The EFCC had, on October 31, 2016 preferred 34 counts bordering on N3.2bn fraud against Kalu and his former Commissioner for Finance, Ude Udeogu; and Kalu’s company — Slok Nigeria Ltd.

All the accused pleaded not guilty to the charges.

 

At the resumed trial of the case on Monday, the EFCC Prosecutor, Mr. Rotimi Jacobs (SAN), commenced the cross-examination of the second prosecution witness — an officer in First City Monument Bank.

The witness, Olusegun Adesomoju, swore with the Bible.

Jacobs: What is your occupation ?

Witness: I am a compliance officer in FCMB. I received a subpoena to appear in court and produce the statement of account of the third defendant (Slok ) in his bank.

Jacob tendered the statement of account and the certificate of identification from the bank attached to it. The document was labeled Exhibit N to N 50.

Counsel to the first defendant, Mr. Awa Kalu (SAN), told the court that he did not object to the document, but that it was his first time of seeing it.

Mr. Joseph Ochu (SAN), counsel for the second defendant; and Mr. Kingsley Nwofo, counsel for the third defendant, both agreed to the submissions of Kalu.

As Jacobs continued the examination-in-chief, the witness identified 95 cheques deposited in the bank account of the third defendant between August 16, 2001 and August 10, 2005.

 

Jacobs: Where were you in 2005 ?

Witness: I was doing my National Youth Service Corps.

Jacobs: So why are you giving evidence for the bank ?

Witness: It is part of my duties as compliance officer.

Jacobs: Which department of the bank has records of customers’ accounts ?

Witness: Both the compliance department and the IT department.

After the conclusion of the examination-in-chief, Kalu addressed the court, noting it was the first time the defence was seeing the document and they needed a “stand down” to go through it.

In response, Jacobs told the court : “We have tendered this document since 2007, it is not a new document and I object to the stand down.”

Justice Idris, in his ruling, said, “In the interest of justice, let us come back tomorrow for cross-examination.”

The court adjourned until March 6 for continuation of trial.

Kalu was alleged to have utilised his company to retain in the account of a First Inland Bank, now FCMB, the sum of N200m.

The sum is alleged to have formed part of funds illegally derived from the coffers of the Abia State Government.

Slok Nigeria Ltd and a man, Emeka Abone, who is still at large, were also alleged to have retained in the company’s account the sum of N200m on behalf of the first accused (Kalu).
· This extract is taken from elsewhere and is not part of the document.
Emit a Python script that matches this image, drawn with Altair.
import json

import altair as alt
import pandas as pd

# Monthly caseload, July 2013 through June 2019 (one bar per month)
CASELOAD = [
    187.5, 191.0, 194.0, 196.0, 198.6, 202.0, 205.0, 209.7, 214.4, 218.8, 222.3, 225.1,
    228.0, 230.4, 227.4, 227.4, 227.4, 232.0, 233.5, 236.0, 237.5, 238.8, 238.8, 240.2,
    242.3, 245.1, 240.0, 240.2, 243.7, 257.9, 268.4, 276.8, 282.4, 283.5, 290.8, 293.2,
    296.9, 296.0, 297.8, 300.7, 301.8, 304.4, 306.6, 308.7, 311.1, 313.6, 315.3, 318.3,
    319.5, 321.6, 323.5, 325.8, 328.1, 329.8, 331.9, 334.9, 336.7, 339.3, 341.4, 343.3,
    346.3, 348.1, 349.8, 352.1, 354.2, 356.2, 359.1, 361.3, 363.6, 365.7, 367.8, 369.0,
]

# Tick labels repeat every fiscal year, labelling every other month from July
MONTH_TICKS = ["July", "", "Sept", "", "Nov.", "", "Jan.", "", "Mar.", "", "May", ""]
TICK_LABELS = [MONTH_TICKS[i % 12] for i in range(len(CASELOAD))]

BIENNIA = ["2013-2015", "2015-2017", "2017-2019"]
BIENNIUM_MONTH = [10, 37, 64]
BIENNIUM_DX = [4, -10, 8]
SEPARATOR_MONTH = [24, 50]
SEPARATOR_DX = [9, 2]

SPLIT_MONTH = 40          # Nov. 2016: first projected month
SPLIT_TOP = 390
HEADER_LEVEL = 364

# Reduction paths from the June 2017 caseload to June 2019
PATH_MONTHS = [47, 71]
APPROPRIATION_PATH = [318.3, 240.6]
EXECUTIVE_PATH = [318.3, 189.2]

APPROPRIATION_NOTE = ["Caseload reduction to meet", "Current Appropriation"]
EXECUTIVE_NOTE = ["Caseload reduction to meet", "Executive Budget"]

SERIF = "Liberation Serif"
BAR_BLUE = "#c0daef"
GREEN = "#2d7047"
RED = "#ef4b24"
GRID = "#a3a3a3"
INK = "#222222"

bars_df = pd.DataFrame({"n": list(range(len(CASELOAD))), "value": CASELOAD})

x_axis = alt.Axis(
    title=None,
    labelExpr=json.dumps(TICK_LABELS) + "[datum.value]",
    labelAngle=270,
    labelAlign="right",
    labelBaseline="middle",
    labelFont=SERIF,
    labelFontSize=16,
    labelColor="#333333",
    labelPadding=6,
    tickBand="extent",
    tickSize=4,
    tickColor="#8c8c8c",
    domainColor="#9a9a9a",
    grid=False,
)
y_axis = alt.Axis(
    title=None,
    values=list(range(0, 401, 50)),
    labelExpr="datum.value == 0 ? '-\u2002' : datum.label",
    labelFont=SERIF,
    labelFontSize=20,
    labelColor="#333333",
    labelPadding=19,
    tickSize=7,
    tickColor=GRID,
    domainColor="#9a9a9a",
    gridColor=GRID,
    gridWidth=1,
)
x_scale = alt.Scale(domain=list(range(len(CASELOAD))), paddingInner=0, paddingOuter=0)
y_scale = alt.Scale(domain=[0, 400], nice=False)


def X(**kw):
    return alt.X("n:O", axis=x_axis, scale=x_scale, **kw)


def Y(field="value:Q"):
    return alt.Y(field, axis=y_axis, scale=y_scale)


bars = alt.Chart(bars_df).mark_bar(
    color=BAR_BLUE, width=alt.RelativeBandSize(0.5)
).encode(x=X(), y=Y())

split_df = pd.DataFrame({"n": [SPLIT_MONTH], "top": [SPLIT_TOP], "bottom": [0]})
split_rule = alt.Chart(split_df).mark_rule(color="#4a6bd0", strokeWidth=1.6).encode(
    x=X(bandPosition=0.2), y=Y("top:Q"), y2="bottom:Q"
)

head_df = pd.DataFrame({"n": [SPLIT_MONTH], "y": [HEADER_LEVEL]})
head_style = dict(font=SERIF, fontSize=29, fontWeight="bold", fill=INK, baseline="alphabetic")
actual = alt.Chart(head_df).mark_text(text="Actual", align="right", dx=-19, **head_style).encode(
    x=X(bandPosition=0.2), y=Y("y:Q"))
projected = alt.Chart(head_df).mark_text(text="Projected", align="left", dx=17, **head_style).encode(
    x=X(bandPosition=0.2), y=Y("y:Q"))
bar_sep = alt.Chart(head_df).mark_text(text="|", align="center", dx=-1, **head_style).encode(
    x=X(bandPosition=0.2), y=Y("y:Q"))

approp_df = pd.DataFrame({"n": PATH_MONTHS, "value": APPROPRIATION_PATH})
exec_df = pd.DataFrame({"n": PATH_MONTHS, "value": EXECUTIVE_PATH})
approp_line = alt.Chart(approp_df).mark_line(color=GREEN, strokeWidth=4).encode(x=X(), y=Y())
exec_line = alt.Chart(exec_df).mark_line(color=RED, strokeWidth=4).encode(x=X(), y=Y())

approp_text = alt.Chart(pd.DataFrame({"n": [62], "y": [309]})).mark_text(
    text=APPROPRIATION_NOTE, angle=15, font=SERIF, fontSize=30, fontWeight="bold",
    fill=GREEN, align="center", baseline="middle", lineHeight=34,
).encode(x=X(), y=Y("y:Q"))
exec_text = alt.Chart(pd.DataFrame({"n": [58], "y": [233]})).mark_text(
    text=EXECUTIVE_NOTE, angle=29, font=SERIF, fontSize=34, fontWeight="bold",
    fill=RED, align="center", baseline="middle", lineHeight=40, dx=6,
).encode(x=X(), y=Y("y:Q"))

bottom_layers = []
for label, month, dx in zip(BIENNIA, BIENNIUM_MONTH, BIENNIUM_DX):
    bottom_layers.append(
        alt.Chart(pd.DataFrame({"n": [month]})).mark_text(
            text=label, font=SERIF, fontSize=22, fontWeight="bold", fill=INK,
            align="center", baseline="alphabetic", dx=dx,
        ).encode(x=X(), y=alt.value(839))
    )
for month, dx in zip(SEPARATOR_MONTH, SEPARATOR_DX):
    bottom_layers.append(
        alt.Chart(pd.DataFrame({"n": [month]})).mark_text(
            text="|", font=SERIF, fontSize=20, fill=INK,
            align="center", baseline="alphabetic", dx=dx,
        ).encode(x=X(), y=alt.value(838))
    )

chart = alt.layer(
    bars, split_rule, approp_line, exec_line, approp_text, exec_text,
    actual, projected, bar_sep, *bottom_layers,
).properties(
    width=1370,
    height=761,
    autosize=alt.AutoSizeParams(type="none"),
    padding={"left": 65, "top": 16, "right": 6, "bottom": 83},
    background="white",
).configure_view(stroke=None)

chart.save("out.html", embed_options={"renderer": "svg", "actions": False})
They allegedly used Manny Bank (now Fidelity Bank Plc), Spring Bank Plc, the defunct Standard Trust Bank and Fin Land Bank, now First City Monument Bank.
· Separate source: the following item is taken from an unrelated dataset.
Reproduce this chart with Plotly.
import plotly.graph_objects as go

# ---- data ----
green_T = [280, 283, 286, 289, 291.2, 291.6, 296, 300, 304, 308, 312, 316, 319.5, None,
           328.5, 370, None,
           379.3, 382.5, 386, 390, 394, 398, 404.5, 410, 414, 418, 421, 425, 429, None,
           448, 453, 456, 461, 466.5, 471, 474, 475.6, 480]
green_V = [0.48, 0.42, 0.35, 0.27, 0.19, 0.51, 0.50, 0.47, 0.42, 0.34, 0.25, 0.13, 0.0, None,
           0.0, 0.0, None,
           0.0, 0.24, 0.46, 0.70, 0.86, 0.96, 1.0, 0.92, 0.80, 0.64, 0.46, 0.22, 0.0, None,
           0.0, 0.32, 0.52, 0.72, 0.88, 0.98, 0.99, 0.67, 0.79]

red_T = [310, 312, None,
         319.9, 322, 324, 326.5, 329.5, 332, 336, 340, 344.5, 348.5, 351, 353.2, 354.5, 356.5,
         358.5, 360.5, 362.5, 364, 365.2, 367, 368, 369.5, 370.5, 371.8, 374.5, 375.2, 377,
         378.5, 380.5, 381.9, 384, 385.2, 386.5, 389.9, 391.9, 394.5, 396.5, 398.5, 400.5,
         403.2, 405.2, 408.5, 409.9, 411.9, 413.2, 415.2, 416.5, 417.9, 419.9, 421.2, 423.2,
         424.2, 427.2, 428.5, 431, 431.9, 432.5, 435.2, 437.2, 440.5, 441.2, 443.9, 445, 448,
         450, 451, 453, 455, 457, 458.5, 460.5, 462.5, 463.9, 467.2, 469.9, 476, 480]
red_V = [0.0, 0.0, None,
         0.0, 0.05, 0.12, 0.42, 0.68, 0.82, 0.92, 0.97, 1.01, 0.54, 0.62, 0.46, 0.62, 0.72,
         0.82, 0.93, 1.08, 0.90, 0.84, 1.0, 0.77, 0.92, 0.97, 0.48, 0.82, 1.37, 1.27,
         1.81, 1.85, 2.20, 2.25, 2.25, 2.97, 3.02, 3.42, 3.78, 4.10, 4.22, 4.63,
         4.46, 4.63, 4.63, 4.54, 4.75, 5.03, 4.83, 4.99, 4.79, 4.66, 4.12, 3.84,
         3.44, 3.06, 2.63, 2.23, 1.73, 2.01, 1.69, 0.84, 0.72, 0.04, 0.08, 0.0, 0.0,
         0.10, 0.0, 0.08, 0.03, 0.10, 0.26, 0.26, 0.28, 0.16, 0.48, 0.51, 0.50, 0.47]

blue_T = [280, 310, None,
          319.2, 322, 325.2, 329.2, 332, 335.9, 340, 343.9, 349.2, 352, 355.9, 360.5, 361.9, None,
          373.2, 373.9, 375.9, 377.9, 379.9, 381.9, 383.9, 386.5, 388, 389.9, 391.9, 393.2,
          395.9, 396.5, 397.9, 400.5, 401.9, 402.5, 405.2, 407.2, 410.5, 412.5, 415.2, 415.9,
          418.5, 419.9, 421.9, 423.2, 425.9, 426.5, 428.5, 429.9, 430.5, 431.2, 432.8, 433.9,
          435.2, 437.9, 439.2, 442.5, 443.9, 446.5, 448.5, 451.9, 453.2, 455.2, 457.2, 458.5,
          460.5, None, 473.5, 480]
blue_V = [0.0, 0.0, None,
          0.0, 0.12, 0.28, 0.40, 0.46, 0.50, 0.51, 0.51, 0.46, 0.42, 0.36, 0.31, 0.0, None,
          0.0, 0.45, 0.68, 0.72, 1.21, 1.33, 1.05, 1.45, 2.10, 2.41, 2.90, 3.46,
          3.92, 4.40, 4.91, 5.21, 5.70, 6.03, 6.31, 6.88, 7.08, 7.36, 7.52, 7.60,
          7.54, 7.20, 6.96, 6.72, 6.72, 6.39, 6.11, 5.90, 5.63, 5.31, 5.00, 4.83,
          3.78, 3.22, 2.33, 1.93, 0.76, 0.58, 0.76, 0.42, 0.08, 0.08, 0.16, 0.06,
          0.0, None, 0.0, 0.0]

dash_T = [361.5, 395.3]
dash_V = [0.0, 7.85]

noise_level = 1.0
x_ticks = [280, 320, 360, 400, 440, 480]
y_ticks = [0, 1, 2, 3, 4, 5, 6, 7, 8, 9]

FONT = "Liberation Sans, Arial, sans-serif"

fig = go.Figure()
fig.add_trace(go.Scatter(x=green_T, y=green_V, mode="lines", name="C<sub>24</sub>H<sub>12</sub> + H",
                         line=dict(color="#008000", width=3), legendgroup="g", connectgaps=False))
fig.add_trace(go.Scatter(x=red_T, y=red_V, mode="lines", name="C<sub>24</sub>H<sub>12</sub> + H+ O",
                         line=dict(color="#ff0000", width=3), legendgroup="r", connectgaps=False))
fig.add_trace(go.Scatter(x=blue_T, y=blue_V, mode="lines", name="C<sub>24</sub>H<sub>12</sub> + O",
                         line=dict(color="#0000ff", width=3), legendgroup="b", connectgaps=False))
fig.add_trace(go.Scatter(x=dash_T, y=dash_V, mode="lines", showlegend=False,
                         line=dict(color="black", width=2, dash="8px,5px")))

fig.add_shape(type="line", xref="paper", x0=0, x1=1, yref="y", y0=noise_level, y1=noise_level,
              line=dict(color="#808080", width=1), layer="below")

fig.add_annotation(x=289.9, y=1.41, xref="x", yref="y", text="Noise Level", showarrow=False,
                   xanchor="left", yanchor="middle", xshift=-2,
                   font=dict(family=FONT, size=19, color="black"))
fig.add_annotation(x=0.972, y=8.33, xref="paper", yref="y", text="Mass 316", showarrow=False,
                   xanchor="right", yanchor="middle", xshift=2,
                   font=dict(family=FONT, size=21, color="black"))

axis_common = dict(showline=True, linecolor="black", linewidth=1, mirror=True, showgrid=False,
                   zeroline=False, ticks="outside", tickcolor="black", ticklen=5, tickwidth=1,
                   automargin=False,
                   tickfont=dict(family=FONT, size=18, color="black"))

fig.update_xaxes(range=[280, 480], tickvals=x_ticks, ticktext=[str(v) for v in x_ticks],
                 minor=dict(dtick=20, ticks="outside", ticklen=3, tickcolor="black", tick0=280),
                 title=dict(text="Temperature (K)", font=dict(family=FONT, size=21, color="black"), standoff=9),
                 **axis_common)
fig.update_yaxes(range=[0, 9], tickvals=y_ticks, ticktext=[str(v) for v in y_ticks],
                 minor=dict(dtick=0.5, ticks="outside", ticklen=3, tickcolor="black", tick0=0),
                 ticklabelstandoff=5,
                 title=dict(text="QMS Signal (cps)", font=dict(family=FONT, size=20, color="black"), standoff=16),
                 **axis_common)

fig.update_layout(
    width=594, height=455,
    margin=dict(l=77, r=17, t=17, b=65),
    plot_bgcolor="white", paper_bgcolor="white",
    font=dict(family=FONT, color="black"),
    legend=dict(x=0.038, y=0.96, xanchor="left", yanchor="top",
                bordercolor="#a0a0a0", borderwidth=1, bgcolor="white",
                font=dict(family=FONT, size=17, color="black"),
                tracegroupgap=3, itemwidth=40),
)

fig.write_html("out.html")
The accused were alleged to have retained about N2.5bn in different accounts which funds were said to belong to the Abia Government.

Cumulatively, the accused were alleged to have diverted over N3.2bn from the state government’s treasury during Kalu’s tenure as governor.

The offences contravened the provisions of sections 15(6), 16, and 21 of the Money Laundering (Prohibitions) Act, 2005.

The offences also violated the Money Laundering Act of 1995 (as amended) Act No. 9 of 2002 and Section 477 of the Criminal Code, Laws of the Federation, 1990.